Halfway to Nome, the real racing has begun as Iditarod dog teams make their way to Ruby, the first stop along the Yukon River.
Somewhere in the next 134 miles, teams must take a mandatory eight-hour layover, but gaps are starting to open up in the field.
The challenge for mushers now is how and when they will decide to make their big moves.
Brent Sass only stayed in Ruby for nine minutes, just long enough to drop a dog.
“It’s always fun when you carry your biggest dog 30 miles,” Sass said.
The rest of the team stood patiently, tug lines tight, tails in the air as Sass rifled through two drop bags and efficiently packed his sled with food, gear and straw. He says the trail from Cripple was good.
“Kind of slow moving though,” Sass said. “With that dog in the sled, it was frustrating. The dogs are pulling good, just not moving very fast, but steady, can’t complain.”
When his sled was packed, Sass inquired briefly inquired on the whereabouts of his competition…then he pulled his snow hook and took off under the dim northern lights, the distant, blue glow from his headlamp was visible from the checkpoint after he dropped onto the Yukon River.

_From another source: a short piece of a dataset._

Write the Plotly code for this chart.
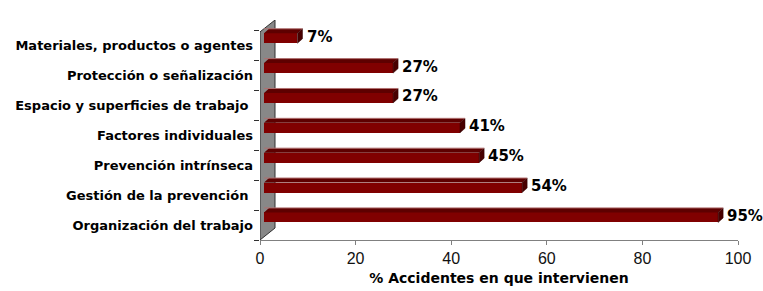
import plotly.graph_objects as go

# Data (top to bottom as shown in the reference)
categories = [
    "Materiales, productos o agentes",
    "Protección o señalización",
    "Espacio y superficies de trabajo\u00a0",
    "Factores individuales",
    "Prevención intrínseca",
    "Gestión de la prevención\u00a0",
    "Organización del trabajo",
]
values = [7, 27, 27, 41, 45, 54, 95]
x_tickvals = [0, 20, 40, 60, 80, 100]
x_title = "% Accidentes en que intervienen"

# plot from bottom to top
cats = categories[::-1]
vals = values[::-1]
pos = list(range(len(cats)))

# 3D styling constants (axis units)
base = 0.84          # bars start slightly in front of the wall
bar_w = 0.335        # thickness of front face
bar_off = 0.09       # shift of front face within category slot
dx = 1.05            # depth offset along x
dy = 0.15            # depth offset along y
wall_dx = 3.14
y_top = 6.868

front = "#800000"
topc = "#5e0000"
sidec = "#480000"

fig = go.Figure()

fig.add_trace(go.Bar(
    orientation="h", y=pos, x=vals, base=base, width=bar_w, offset=bar_off,
    marker=dict(color=front, line=dict(width=0)), showlegend=False, hoverinfo="skip",
))

# top faces and side faces
tx, ty, sx, sy, hx, hy = [], [], [], [], [], []
for p, v in zip(pos, vals):
    yb = p + bar_off
    yt = yb + bar_w
    x1 = base + v
    tx += [base, x1, x1 + dx, base + dx, base, None]
    ty += [yt, yt, yt + dy, yt + dy, yt, None]
    sx += [x1, x1 + dx, x1 + dx, x1, x1, None]
    sy += [yb, yb + dy, yt + dy, yt, yb, None]
    hx += [base, x1 + dx, None]
    hy += [yt + dy, yt + dy, None]

fig.add_trace(go.Scatter(x=tx, y=ty, mode="lines", fill="toself", fillcolor=topc,
                         line=dict(width=0, color=topc), showlegend=False, hoverinfo="skip"))
fig.add_trace(go.Scatter(x=sx, y=sy, mode="lines", fill="toself", fillcolor=sidec,
                         line=dict(width=0.5, color="#300000"), showlegend=False, hoverinfo="skip"))
fig.add_trace(go.Scatter(x=hx, y=hy, mode="lines", line=dict(width=1, color="#b07070"),
                         showlegend=False, hoverinfo="skip"))

# value labels
for p, v in zip(pos, vals):
    fig.add_annotation(
        x=base + v + 1.5, y=p + bar_off + bar_w / 2 + 0.05, text=f"{v}%",
        xanchor="left", yanchor="middle", showarrow=False,
        font=dict(family="DejaVu Sans", size=15, color="#000000", weight="bold"),
    )

# side wall
fig.add_shape(
    type="path", xref="x", yref="y", layer="below",
    path=f"M 0,-0.5 L 0,6.47 L {wall_dx},{y_top} L {wall_dx},-0.098 Z",
    fillcolor="#888888", line=dict(color="#303030", width=1),
)

fig.update_layout(
    width=763, height=291,
    margin=dict(l=260, r=25, t=20, b=51),
    paper_bgcolor="white", plot_bgcolor="white",
    bargap=0,
    xaxis=dict(
        range=[0, 100], tickvals=x_tickvals, showgrid=False, zeroline=False,
        showline=True, linecolor="#808080", linewidth=1, automargin=False,
        ticks="outside", ticklen=4, tickcolor="#808080",
        tickfont=dict(family="Liberation Sans", size=16, color="#111111"),
        title=dict(text=x_title, standoff=6,
                   font=dict(family="DejaVu Sans", size=14, color="#000000", weight="bold")),
    ),
    yaxis=dict(
        range=[-0.5, y_top], tickvals=pos, ticktext=cats, showgrid=False, zeroline=False,
        showline=False, ticks="", ticklabelstandoff=6, automargin=False,
        tickfont=dict(family="DejaVu Sans", size=13, color="#000000", weight="bold"),
        minor=dict(ticks="outside", ticklen=5, tickcolor="#303030", tick0=-0.5, dtick=1, showgrid=False),
    ),
)

fig.write_html("out.html", config={"displayModeBar": False},
               post_script="document.body.style.margin='0';")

He camped five miles outside town. Maybe he was ready for a rest himself or perhaps he was hoping to find out whether Dallas Seavey was also planning to blow through Ruby.
In fact, Seavey opted to declare his mandatory eight-hour layover when his team arrived.
Mushers have to take the rest somewhere along the river. But Seavey wasn’t sure if he would actually follow through in Ruby.
“That’s a good question; I’m trying to figure that one out myself. Probably before we stay for that long,” Seavey said. “Yeah, I’m not sure yet, I gotta figure out what that means going forward from here.”
Seavey says he’s not concerned that an 8-hour stay would put him on a schedule that has his team running in the heat of the day. He’s also not worried about the teams around him.
“It’s still a little too early to worry at all about that,” he said. “There’s still a lot of race left to go, so I’m not going to get too fired up yet.”
He set to work lighting his cooker, pulling booties from his dogs’ paws and discussing the condition of his team with veterinarians.
As Seavey and Sass set the pace up front, a number of teams could give them a reason to look over their shoulders.
At the ceremonial start in Anchorage, Fairbanks Musher Ken Anderson was realistic about the fact that his team might be overlooked when it comes to expectations about who to watch.
“Because I’m not a big personality. I don’t like the limelight. I don’t always make the greatest media story and that’s OK,” Anderson said. “I’m just sort of a normal guy. I’m not that colorful of a character.”
But Anderson has completed the Iditarod 15 times and six of those were in the top-10. He says he has set new goals for himself based on previous experience.
“My plan is to just race with my heart instead of my head,” he said. “That’s always been an Achilles heel for me. I try to overthink things too much. Every once in a while, I kind of through that out the window and go for it and I usually do well.”
Musher Nicolas Petit has also changed his ways. The last time he drove a team on the northern route, youth and inexperience got the best of him and he was forced to scratch outside Unalakleet.
“I know what it was now. It turns out you can’t just fee ‘em rib eye steaks the whole way,” Petit said. “You can look up what a calcium efficiency does. It’s kind of scary, I’m glad I caught it in time.”
Petit is efficient in checkpoints, driven competitively and committed to a top finish, as is Wade Marrs, who says he changed his training plan in anticipation of this year’s race.
“We put on about 950 more miles this year, most of them in camping and some more early season miles,” he said.
Marrs claimed 10th place last year and the fastest run time on the final stretch to the finish line, proving his team has speed and he knows how to drive them.
But teams are only halfway to Nome.
There are still many days of racing ahead and they include more than 130 miles along the Yukon River, a tough overland route to the Bering Sea coast and a long stretch of sea ice that leads to the burled arch.